O manifesto inspirou o título do livro “O girassol que nos tinge”, escrito por Oscar Pilagallo, citado pelo jornalista em seu comentário sobre a participação cultural nas Diretas e a força da união entre a arte e o povo.


— A contribuição de atores, músicos, poetas, escritores e artistas em geral foi espontânea e não obedecia a um comando único. Não houve uma centralização dos artistas a mando de um partido ou político. Foi como escrevi no livro, eles engrossavam o coro cívico cantando junto a Milton Nascimento e Fernando Brant: “Todo artista tem de ir aonde o povo está”.

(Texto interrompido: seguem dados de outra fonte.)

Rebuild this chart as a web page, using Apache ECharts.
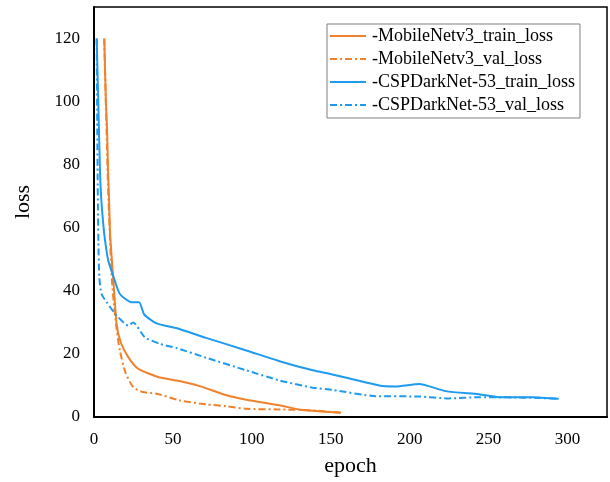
<!DOCTYPE html>
<html><head><meta charset="utf-8">
<script src="https://cdn.jsdelivr.net/npm/echarts@6/dist/echarts.min.js"></script>
<style>html,body{margin:0;padding:0;background:#fff}#c{width:610px;height:482px}</style>
</head><body><div id="c"></div>
<script>
var seriesNames = ['-MobileNetv3_train_loss','-MobileNetv3_val_loss','-CSPDarkNet-53_train_loss','-CSPDarkNet-53_val_loss'];
var yTicks = [0,20,40,60,80,100,120];
var xTicks = [0,50,100,150,200,250,300];

var mbTrainEpoch = [6.5,7.5,8.3,8.9,9.5,10.1,11,12.2,14.3,16.9,21.7,28,40.6,54,67,84,96.5,117.5,130,149,156.4];
var mbTrainLoss  = [120,101,91,78,70,59,52,44,29.5,23.7,19,15.3,12.7,11.4,9.8,6.9,5.5,3.7,2.4,1.6,1.4];

var mbValEpoch = [6.5,7.3,8,8.7,9.4,10.2,11,12.2,14.3,16.4,20,24.8,31,39.6,54,71,84,96.5,117.5,138.6,157];
var mbValLoss  = [120,103,90,76,66,56,46,38,28,21,14,9.5,7.9,7.4,5.3,4,3.4,2.6,2.4,2.1,1.3];

var cspTrainEpoch = [1.7,2.7,3.8,4.5,5.9,7,9,12,16.4,23.8,28.6,31.8,39.6,52,71,96.5,117.5,138.6,151,180.7,191,206,222.8,243.8,256.5,277.5,294.4];
var cspTrainLoss  = [120,100,78,70,61,56,49.6,45,39,36.4,36.4,32.5,29.7,28.2,25.1,21.1,17.7,14.8,13.5,10,9.7,10.5,8.2,7.2,6.3,6.3,5.8];

var cspValEpoch = [1.7,2.1,2.3,2.8,3.4,4.8,8,14.3,21.7,24.8,32.2,41.7,52,71,96.5,117.5,138.6,151,178.6,206,225,244,277,294];
var cspValLoss  = [120,90,76,55,44,39,36.4,32.2,29,30,25.3,23.2,21.9,18.8,14.8,11.6,9.3,8.6,6.6,6.5,5.9,6.3,6.1,5.8];

var ORANGE = '#F0822D', BLUE = '#1E9BF0';
function pairs(xs, ys){ return xs.map(function(x,i){ return [x, ys[i]]; }); }
var dashDot = [7,3,2,3];
var serif = 'Liberation Serif';

var chart = echarts.init(document.getElementById('c'));
chart.setOption({
  backgroundColor: '#fff',
  animation: false,
  grid: {left: 94, top: 7, right: 3, bottom: 62, show: true, borderColor: '#000', borderWidth: 1.5, backgroundColor: 'transparent'},
  legend: {
    orient: 'vertical', left: 327, top: 24,
    itemWidth: 36, itemHeight: 14, itemGap: 5,
    padding: [3, 5, 4, 2],
    borderColor: '#808080', borderWidth: 1, backgroundColor: '#fff',
    itemStyle: {opacity: 0},
    textStyle: {fontFamily: serif, fontSize: 18, color: '#000', padding: [0,0,0,1]},
    data: seriesNames
  },
  xAxis: {
    type: 'value', min: 0, max: 325, interval: 50,
    name: 'epoch', nameLocation: 'middle', nameGap: 38,
    nameTextStyle: {fontFamily: serif, fontSize: 22, color: '#000'},
    axisLine: {show: true, onZero: false, lineStyle: {color: '#000', width: 2}},
    axisTick: {show: false}, splitLine: {show: false},
    axisLabel: {fontFamily: serif, fontSize: 17, color: '#000', margin: 14,
      formatter: function(v){ return xTicks.indexOf(v) >= 0 ? String(v) : ''; }}
  },
  yAxis: {
    type: 'value', min: 0, max: 130, interval: 20,
    name: 'loss', nameLocation: 'middle', nameGap: 60, nameRotate: 90,
    nameTextStyle: {fontFamily: serif, fontSize: 22, color: '#000', padding: [0,0,0,20]},
    axisLine: {show: true, onZero: false, lineStyle: {color: '#000', width: 2}},
    axisTick: {show: false}, splitLine: {show: false},
    axisLabel: {fontFamily: serif, fontSize: 17, color: '#000', margin: 14,
      formatter: function(v){ return yTicks.indexOf(v) >= 0 ? String(v) : ''; }}
  },
  series: [
    {name: seriesNames[0], type: 'line', symbol: 'none', smooth: 0.2, color: ORANGE,
     lineStyle: {color: ORANGE, width: 2}, data: pairs(mbTrainEpoch, mbTrainLoss)},
    {name: seriesNames[1], type: 'line', symbol: 'none', smooth: 0.2, color: ORANGE,
     lineStyle: {color: ORANGE, width: 2, type: dashDot}, data: pairs(mbValEpoch, mbValLoss)},
    {name: seriesNames[2], type: 'line', symbol: 'none', smooth: 0.2, color: BLUE,
     lineStyle: {color: BLUE, width: 2}, data: pairs(cspTrainEpoch, cspTrainLoss)},
    {name: seriesNames[3], type: 'line', symbol: 'none', smooth: 0.2, color: BLUE,
     lineStyle: {color: BLUE, width: 2, type: dashDot}, data: pairs(cspValEpoch, cspValLoss)}
  ]
});
</script>
</body></html>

E eles foram. Em cima dos palanques e ao lado de políticos e representantes de movimentos sociais, os artistas deram força à campanha que, apesar de derrotada em abril 1984, foi pivô para o início de um “longo período de obediência às regras democráticas na República Brasileira”, nas palavras de Oscar Pilagallo. Ricardo Kotscho, quando questionado sobre seu trabalho como repórter, afirmou que cobriu quase todos os comícios. Mas, o da Candelária no Rio de Janeiro se destacou pela dificuldade em acompanhar o povo nas ruas devido à quantidade de pessoas. Segundo historiadores e jornais da época, foram mais de um milhão de presentes na passeata.


— Eu gostava de ficar lá embaixo, mas foi impossível. Não parava de chegar gente, era um mar de pessoas e ninguém sabia exatamente quantas tinham. A Candelária foi totalmente envolvida pela população. Então esse dia foi uma cobertura mais política, de bastidores em cima do palanque. Acabei pegando um diálogo do doutor Tancredo com doutor Ulysses. Tancredo virou para ele e disse: “Ulysses, impressionante, nunca vi tanta gente na minha vida. Como vamos fazer depois para administrar esse povo”? Ele queria dizer que eles não iam voltar para casa tranquilamente, iam ficar na rua querendo democracia, né? Aí o doutor Ulysses respondeu: “Fica tranquilo! O bom é o povo na rua. Isso é que muda a história.”